** JOB **
Report each line of the data that includes the word "React".

** STORED DATA **
▼

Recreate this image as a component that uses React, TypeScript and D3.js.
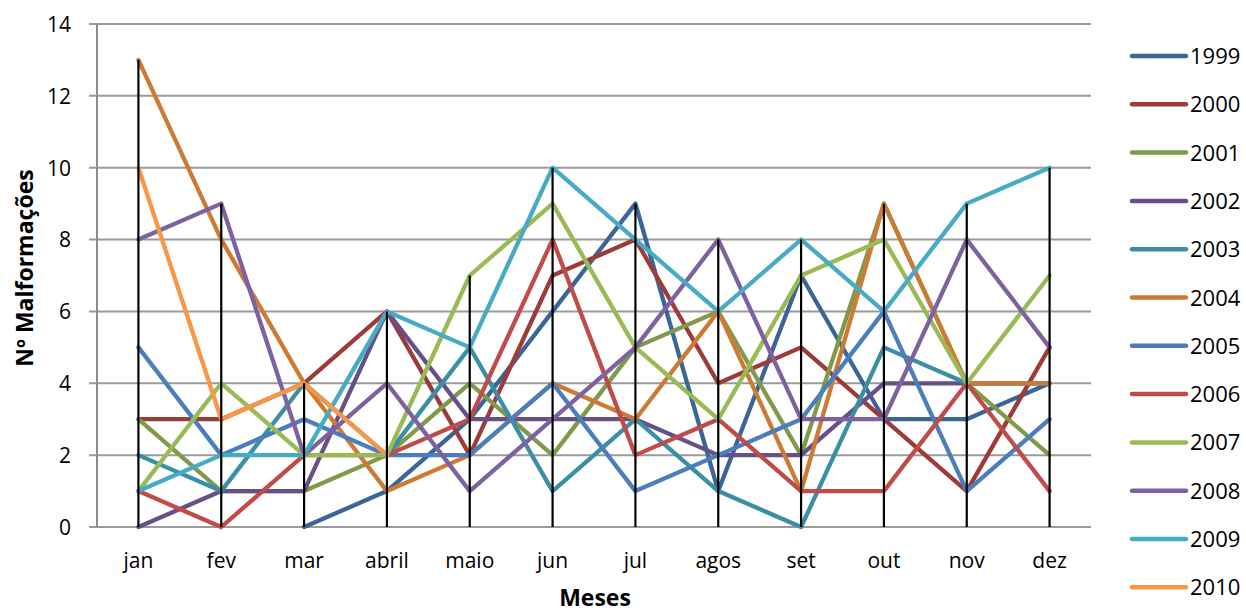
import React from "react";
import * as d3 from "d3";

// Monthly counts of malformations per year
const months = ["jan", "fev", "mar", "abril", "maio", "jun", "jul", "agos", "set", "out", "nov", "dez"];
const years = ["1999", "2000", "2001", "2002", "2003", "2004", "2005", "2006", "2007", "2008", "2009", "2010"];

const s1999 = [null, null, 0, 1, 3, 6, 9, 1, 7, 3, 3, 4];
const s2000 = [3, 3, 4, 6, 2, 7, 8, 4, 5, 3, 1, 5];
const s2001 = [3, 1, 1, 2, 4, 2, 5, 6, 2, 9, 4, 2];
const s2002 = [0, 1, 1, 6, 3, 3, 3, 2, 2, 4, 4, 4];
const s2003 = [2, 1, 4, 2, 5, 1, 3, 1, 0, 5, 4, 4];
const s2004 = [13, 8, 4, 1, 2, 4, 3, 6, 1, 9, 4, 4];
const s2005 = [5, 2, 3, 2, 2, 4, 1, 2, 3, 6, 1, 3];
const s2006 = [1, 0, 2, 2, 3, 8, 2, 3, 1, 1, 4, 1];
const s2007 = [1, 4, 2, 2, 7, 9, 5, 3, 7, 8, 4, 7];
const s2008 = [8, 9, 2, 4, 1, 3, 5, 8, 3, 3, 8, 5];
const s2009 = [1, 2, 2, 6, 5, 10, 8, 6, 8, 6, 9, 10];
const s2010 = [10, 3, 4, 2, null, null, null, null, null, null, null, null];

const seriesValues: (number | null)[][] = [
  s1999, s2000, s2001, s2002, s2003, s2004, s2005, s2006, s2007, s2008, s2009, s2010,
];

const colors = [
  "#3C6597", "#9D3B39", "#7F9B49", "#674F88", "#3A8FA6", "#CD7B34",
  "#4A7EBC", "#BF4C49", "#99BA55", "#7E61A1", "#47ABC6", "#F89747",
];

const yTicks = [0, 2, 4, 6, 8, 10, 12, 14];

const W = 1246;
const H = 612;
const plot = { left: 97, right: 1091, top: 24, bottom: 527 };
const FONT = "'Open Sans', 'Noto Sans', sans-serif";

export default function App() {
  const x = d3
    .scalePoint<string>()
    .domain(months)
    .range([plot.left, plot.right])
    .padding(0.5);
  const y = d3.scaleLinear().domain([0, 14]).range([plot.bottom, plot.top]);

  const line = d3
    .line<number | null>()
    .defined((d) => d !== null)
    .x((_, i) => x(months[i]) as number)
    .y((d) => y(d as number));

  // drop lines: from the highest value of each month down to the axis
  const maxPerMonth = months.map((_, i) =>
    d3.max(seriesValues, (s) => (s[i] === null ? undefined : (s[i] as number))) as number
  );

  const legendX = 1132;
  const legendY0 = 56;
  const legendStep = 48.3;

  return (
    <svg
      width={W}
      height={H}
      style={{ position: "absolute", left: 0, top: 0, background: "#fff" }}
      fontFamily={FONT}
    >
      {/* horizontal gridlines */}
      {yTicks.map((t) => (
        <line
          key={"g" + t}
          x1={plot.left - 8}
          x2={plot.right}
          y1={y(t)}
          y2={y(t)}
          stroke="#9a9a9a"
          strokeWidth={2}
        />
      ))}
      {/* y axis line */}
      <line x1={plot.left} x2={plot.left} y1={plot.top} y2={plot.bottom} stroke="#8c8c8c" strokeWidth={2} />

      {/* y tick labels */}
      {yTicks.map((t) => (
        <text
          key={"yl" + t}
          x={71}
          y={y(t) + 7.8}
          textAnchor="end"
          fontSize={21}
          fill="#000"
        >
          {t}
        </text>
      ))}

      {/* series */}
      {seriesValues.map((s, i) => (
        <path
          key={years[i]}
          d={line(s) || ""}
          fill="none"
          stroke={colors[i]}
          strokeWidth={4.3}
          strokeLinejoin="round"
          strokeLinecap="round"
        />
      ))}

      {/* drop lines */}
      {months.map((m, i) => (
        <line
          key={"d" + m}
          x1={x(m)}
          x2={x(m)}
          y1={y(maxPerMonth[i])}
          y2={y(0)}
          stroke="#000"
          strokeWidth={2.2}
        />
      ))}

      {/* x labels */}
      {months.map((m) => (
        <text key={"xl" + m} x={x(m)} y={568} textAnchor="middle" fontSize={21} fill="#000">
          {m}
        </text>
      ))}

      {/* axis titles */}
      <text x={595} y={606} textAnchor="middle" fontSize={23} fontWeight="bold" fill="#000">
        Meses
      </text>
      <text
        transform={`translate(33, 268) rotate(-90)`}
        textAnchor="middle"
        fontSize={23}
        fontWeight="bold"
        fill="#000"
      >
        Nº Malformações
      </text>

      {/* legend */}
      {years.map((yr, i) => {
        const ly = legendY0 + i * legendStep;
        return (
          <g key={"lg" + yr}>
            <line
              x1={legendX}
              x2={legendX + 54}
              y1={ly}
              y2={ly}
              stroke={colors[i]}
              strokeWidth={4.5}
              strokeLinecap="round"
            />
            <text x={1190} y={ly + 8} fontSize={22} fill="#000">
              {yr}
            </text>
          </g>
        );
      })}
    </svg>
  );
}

▲

** REPLY **
Recreate this image as a component that uses React, TypeScript and D3.js.
import React from "react";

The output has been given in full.